(DATA PROVIDED)
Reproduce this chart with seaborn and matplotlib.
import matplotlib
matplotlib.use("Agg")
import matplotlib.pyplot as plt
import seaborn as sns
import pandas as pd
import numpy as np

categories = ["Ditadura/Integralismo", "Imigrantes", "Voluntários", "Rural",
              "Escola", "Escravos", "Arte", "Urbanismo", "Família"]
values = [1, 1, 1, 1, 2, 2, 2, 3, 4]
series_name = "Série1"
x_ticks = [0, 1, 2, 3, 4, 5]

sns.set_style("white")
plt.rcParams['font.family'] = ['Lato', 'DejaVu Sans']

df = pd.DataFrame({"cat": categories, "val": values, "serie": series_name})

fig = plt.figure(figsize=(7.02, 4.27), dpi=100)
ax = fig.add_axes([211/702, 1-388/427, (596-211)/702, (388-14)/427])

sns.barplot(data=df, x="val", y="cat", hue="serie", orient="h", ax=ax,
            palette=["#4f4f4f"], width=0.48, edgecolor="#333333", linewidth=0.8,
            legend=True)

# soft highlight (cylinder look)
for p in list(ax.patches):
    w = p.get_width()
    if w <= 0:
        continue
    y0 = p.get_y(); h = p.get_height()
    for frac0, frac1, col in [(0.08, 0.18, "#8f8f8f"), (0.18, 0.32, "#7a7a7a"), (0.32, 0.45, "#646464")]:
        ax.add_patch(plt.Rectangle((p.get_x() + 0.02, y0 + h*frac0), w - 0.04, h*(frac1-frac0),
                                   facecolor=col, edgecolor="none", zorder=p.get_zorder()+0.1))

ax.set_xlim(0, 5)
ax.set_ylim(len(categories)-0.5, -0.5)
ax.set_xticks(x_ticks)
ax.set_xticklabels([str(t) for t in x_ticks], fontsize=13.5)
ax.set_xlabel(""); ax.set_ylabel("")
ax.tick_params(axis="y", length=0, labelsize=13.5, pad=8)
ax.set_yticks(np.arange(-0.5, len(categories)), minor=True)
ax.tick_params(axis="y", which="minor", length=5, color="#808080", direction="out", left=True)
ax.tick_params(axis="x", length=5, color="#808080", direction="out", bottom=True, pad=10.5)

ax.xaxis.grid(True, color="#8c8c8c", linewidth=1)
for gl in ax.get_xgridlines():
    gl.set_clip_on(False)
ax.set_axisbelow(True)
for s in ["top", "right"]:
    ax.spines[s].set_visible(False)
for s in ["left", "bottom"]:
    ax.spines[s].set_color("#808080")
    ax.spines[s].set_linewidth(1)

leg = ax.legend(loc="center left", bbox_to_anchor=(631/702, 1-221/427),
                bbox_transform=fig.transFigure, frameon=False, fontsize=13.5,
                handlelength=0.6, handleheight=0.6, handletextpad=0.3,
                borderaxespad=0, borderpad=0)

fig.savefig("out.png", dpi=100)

==

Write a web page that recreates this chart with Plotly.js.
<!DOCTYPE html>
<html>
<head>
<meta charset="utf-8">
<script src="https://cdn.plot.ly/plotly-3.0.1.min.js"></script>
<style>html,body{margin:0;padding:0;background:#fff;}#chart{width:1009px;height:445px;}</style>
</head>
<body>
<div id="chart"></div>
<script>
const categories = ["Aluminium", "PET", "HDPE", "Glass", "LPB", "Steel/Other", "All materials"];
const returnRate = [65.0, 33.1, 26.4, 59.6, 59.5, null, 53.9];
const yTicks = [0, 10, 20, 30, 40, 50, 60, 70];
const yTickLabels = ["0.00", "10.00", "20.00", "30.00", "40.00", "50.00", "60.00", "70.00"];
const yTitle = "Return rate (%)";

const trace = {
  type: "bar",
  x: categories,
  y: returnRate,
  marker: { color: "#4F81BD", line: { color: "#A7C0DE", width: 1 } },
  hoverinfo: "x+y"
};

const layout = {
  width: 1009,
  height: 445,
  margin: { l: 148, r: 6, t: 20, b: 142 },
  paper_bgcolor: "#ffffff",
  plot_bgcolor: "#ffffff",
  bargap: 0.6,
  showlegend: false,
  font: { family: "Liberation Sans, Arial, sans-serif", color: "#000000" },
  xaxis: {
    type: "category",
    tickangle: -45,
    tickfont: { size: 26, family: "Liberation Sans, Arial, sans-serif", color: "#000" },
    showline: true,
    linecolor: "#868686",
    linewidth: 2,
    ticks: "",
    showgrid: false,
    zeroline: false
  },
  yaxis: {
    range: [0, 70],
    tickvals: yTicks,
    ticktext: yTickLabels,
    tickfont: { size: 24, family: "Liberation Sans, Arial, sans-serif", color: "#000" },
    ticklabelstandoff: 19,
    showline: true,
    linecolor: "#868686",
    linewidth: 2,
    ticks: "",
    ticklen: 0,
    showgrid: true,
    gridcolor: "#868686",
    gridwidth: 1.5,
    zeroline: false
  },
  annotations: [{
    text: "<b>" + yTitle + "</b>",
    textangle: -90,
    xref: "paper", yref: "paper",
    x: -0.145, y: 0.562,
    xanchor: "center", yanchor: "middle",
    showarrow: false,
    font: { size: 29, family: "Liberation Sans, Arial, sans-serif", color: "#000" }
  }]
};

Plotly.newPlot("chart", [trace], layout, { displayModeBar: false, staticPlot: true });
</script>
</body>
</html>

--

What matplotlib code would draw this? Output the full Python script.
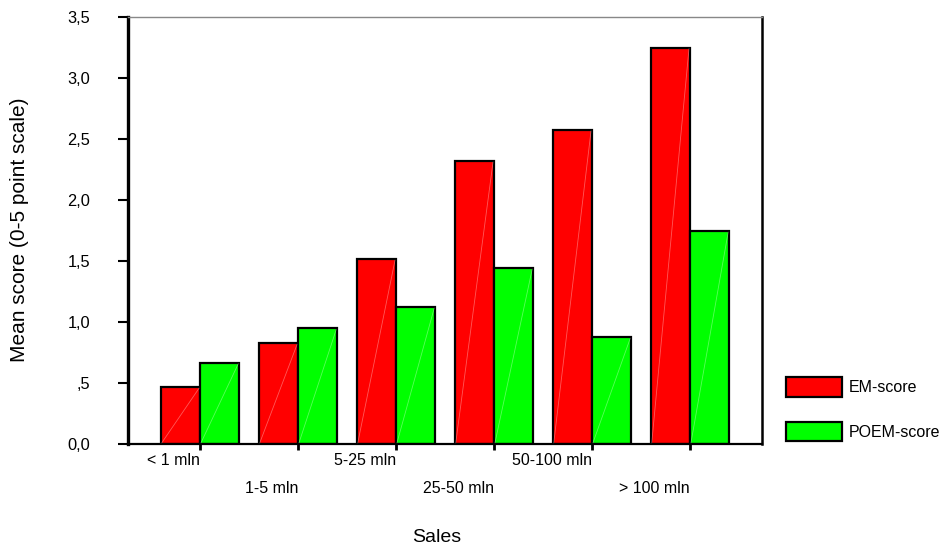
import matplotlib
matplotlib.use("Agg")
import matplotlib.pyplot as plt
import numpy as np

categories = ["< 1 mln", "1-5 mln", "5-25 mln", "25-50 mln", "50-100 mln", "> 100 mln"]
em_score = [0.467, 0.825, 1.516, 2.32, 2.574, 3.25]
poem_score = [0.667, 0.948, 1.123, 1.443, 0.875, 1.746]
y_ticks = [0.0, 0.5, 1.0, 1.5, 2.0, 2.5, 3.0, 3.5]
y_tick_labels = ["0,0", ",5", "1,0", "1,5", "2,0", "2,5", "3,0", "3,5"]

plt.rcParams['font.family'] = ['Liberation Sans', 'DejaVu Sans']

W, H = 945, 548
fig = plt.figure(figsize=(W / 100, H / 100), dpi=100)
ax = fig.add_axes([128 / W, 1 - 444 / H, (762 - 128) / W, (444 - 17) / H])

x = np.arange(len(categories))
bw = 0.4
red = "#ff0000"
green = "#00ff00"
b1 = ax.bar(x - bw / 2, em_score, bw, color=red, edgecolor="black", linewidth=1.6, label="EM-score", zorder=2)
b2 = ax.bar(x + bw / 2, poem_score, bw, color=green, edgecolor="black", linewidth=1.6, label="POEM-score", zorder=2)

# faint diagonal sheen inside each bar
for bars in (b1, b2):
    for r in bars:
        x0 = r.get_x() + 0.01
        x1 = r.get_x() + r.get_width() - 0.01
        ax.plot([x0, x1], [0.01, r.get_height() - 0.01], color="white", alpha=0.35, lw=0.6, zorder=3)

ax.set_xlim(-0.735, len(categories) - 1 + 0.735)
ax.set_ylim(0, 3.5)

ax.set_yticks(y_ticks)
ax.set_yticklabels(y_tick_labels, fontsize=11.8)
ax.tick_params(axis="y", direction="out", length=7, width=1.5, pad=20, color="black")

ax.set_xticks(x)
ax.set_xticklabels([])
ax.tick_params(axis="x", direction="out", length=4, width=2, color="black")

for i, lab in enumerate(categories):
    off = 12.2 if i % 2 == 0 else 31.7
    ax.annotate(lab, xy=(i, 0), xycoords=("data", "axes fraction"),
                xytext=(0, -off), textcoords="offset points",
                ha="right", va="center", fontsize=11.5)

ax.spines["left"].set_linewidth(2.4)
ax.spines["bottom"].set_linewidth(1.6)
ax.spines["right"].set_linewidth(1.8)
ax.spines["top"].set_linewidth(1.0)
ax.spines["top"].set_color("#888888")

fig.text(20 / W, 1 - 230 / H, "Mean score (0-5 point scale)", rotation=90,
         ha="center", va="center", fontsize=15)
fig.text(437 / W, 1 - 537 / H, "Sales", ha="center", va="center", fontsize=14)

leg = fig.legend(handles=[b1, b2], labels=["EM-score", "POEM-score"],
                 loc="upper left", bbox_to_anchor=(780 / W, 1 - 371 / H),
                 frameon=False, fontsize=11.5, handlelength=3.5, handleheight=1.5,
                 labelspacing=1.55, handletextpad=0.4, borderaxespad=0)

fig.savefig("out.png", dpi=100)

(GIVEN TASK) Scan the material above for the string "chart" and return the lines that hold it.

(SOLUTION TO THIS PROBLEM)
Reproduce this chart with seaborn and matplotlib.
Write a web page that recreates this chart with Plotly.js.
<style>html,body{margin:0;padding:0;background:#fff;}#chart{width:1009px;height:445px;}</style>
<div id="chart"></div>
Plotly.newPlot("chart", [trace], layout, { displayModeBar: false, staticPlot: true });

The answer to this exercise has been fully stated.